What you should do
Print every entry, word for word, and skip the images.

Record list
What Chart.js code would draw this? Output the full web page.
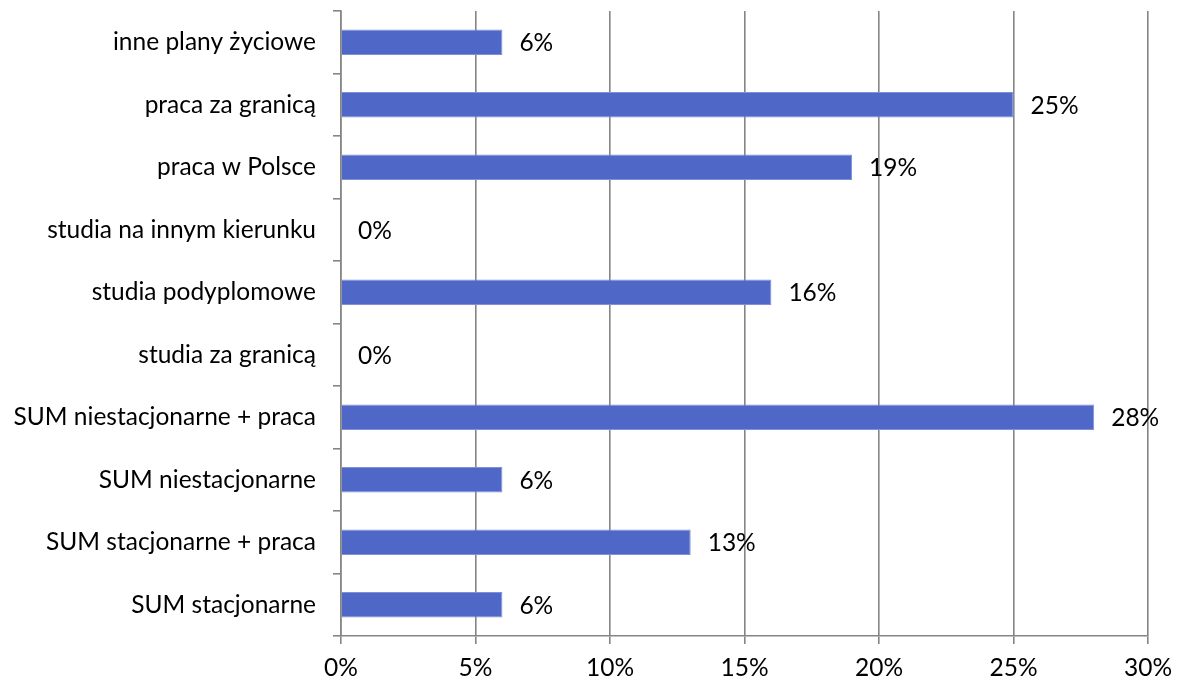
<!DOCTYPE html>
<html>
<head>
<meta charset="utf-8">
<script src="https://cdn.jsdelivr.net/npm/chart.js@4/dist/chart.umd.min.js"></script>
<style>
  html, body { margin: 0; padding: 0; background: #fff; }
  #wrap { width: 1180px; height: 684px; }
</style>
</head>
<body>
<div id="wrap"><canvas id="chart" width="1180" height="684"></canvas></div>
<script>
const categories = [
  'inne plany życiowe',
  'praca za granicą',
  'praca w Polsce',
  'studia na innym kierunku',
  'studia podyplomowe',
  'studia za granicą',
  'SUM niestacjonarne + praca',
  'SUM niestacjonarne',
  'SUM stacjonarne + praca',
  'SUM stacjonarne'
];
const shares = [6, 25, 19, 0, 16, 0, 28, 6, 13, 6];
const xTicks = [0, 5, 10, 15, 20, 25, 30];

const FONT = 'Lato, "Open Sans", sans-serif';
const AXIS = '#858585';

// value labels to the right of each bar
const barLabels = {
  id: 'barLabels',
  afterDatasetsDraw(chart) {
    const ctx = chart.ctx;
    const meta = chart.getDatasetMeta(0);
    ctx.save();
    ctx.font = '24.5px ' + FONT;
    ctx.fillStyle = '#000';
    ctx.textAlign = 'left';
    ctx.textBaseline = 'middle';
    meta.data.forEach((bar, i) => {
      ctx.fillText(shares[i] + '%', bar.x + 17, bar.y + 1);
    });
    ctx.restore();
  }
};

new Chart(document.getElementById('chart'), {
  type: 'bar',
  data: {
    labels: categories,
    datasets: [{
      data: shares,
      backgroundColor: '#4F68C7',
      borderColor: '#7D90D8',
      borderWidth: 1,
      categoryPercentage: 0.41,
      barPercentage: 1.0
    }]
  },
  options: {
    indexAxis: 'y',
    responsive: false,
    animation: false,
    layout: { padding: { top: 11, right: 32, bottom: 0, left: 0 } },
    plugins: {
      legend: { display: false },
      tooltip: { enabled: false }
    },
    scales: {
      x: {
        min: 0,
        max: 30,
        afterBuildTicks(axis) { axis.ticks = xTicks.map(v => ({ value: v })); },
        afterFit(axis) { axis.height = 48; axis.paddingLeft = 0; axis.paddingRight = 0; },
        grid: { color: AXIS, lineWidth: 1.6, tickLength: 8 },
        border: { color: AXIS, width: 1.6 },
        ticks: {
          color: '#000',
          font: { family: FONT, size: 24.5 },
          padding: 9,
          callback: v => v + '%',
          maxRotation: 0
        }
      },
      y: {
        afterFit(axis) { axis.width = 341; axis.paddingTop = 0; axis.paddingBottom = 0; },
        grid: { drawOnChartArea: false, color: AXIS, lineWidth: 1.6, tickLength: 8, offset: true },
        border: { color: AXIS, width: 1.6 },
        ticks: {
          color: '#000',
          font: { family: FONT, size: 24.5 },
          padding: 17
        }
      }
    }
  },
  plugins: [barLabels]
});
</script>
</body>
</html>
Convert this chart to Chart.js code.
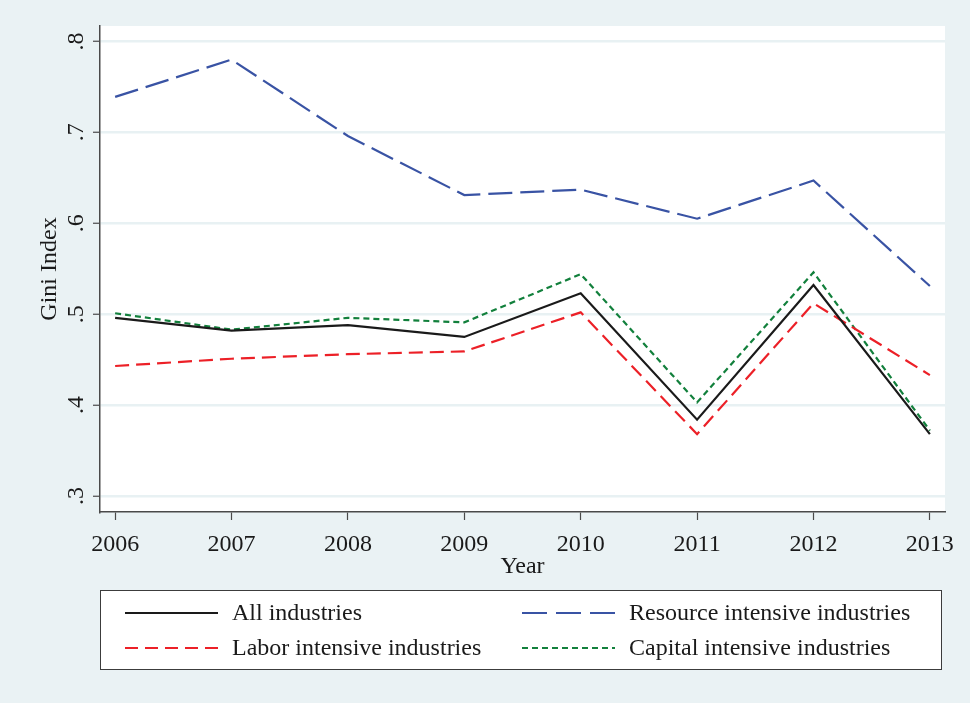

Output for this task
What Chart.js code would draw this? Output the full web page.
<!DOCTYPE html>
<html>
<head>
<meta charset="utf-8">
<script src="https://cdn.jsdelivr.net/npm/chart.js@4/dist/chart.umd.min.js"></script>
<style>
  html, body { margin: 0; padding: 0; background: #fff; }
  #wrap { width: 1180px; height: 684px; }
</style>
</head>
<body>
<div id="wrap"><canvas id="chart" width="1180" height="684"></canvas></div>
<script>
const categories = [
  'inne plany życiowe',
  'praca za granicą',
  'praca w Polsce',
  'studia na innym kierunku',
  'studia podyplomowe',
  'studia za granicą',
  'SUM niestacjonarne + praca',
  'SUM niestacjonarne',
  'SUM stacjonarne + praca',
  'SUM stacjonarne'
];
const shares = [6, 25, 19, 0, 16, 0, 28, 6, 13, 6];
const xTicks = [0, 5, 10, 15, 20, 25, 30];

const FONT = 'Lato, "Open Sans", sans-serif';
const AXIS = '#858585';

// value labels to the right of each bar
const barLabels = {
  id: 'barLabels',
  afterDatasetsDraw(chart) {
    const ctx = chart.ctx;
    const meta = chart.getDatasetMeta(0);
    ctx.save();
    ctx.font = '24.5px ' + FONT;
    ctx.fillStyle = '#000';
    ctx.textAlign = 'left';
    ctx.textBaseline = 'middle';
    meta.data.forEach((bar, i) => {
      ctx.fillText(shares[i] + '%', bar.x + 17, bar.y + 1);
    });
    ctx.restore();
  }
};

new Chart(document.getElementById('chart'), {
  type: 'bar',
  data: {
    labels: categories,
    datasets: [{
      data: shares,
      backgroundColor: '#4F68C7',
      borderColor: '#7D90D8',
      borderWidth: 1,
      categoryPercentage: 0.41,
      barPercentage: 1.0
    }]
  },
  options: {
    indexAxis: 'y',
    responsive: false,
    animation: false,
    layout: { padding: { top: 11, right: 32, bottom: 0, left: 0 } },
    plugins: {
      legend: { display: false },
      tooltip: { enabled: false }
    },
    scales: {
      x: {
        min: 0,
        max: 30,
        afterBuildTicks(axis) { axis.ticks = xTicks.map(v => ({ value: v })); },
        afterFit(axis) { axis.height = 48; axis.paddingLeft = 0; axis.paddingRight = 0; },
        grid: { color: AXIS, lineWidth: 1.6, tickLength: 8 },
        border: { color: AXIS, width: 1.6 },
        ticks: {
          color: '#000',
          font: { family: FONT, size: 24.5 },
          padding: 9,
          callback: v => v + '%',
          maxRotation: 0
        }
      },
      y: {
        afterFit(axis) { axis.width = 341; axis.paddingTop = 0; axis.paddingBottom = 0; },
        grid: { drawOnChartArea: false, color: AXIS, lineWidth: 1.6, tickLength: 8, offset: true },
        border: { color: AXIS, width: 1.6 },
        ticks: {
          color: '#000',
          font: { family: FONT, size: 24.5 },
          padding: 17
        }
      }
    }
  },
  plugins: [barLabels]
});
</script>
</body>
</html>
Convert this chart to Chart.js code.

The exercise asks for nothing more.